Matthew Szulik succeeded Bob Young as CEO in November 1999. He quickly built a reputation as a visionary, passionate about the open source model. When he kicked off the first-ever Red Hat Summit conference in 2005 in New Orleans, he gave new meaning to the phrase ‘preaching to the choir’ when he took to the stage for his keynote dressed in a preacher’s robe and with a gospel choir in tow.

Szulik then led the Joyful Choir of New Orleans in a gospel-style song that summed up his feelings about the world’s reaction to Red Hat over the past several years: "I’ve been lonely, mistreated, been misunderstood," he sang. It was clear why. By this time Red Hat’s share price had fallen from over $160 to under $20 on Nasdaq.

Szulik’s sudden resignation from the post of CEO for "personal reasons" at the end of 2007 was a surprise. But if that was unexpected, the announcement of his successor was even more of a shock. Stepping into Szulik’s rather large, open source shoes came Jim Whitehurst, who not only hadn’t worked for an open source company before but was hardly a tech-industry veteran – he was previously COO at Delta Airlines, and before that CEO of Boston Consulting Group.

Since he joined Whitehurst has grown annual revenue from around $500m a year to an expected billion dollars for its current fiscal year, and the company’s market cap has grown to $8.7bn. Today, Red Hat offers customers not just its Linux distribution, Red Hat Enterprise Linux, but middleware, security, virtualisation and more.

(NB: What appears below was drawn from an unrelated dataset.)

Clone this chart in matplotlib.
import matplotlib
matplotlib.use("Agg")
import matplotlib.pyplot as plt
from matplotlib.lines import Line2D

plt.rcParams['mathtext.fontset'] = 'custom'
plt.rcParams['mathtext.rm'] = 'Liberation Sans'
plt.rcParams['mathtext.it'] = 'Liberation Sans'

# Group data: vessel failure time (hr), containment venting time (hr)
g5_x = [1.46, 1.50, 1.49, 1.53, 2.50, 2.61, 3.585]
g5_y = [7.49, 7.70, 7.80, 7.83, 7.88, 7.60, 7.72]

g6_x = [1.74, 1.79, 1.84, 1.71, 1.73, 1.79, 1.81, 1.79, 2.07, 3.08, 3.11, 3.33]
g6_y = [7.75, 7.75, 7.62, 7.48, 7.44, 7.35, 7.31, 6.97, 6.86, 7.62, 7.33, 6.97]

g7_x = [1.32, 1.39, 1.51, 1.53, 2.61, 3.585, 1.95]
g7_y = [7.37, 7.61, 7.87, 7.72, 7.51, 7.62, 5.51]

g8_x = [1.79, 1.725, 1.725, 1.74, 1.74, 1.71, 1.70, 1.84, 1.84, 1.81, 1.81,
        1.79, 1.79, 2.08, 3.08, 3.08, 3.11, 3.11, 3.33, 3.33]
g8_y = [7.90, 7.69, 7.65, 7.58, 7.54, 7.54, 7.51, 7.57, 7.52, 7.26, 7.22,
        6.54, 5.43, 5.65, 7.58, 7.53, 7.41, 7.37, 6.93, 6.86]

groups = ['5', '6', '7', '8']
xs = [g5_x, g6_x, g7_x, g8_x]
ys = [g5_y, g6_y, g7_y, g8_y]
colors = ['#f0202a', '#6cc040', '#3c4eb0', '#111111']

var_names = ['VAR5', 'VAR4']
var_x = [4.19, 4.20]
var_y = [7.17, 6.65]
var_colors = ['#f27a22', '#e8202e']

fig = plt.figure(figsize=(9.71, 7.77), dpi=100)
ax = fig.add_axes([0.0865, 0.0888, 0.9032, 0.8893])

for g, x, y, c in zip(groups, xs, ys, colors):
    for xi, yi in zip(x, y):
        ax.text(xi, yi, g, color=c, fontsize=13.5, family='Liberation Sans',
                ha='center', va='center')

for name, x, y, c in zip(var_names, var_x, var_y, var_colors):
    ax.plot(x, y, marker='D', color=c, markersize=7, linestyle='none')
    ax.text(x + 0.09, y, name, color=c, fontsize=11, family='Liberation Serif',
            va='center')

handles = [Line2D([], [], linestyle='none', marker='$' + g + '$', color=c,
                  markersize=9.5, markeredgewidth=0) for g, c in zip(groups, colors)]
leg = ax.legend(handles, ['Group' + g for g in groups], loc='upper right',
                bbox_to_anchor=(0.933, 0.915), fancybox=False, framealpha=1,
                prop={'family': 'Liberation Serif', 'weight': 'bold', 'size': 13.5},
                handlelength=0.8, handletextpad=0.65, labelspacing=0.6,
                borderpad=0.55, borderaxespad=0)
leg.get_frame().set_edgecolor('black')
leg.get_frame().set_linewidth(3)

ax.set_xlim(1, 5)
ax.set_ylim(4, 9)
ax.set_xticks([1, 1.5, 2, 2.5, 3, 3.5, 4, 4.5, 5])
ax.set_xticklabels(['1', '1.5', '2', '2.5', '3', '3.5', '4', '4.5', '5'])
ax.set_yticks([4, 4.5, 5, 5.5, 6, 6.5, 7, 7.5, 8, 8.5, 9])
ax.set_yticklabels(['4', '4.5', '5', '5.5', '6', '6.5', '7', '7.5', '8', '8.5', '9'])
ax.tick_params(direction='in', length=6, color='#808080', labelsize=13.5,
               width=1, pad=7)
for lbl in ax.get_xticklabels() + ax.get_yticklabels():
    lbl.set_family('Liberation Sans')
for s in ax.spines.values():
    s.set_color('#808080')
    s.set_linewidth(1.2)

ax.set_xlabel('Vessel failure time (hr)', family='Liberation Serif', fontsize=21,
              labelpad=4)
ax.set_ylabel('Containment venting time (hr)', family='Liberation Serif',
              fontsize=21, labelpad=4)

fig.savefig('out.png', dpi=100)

Yet despite the apparent success, the company is not without its critics. In February JP Morgan downgraded its rating for Red Hat’s stock to ‘underperform’ from ‘neutral’. Analyst John Difucci questioned the business’s cash flow growth projections and whether Red Hat is really a "meaningful player" in the virtualisation space.

Virtualisation is certainly not the firm’s strongest suit, but few can deny that in the open source operating systems and middleware space, Whitehurst has done a brilliant job growing Red Hat into the most successful open source independent, and a more than credible competitor to many proprietary incumbents.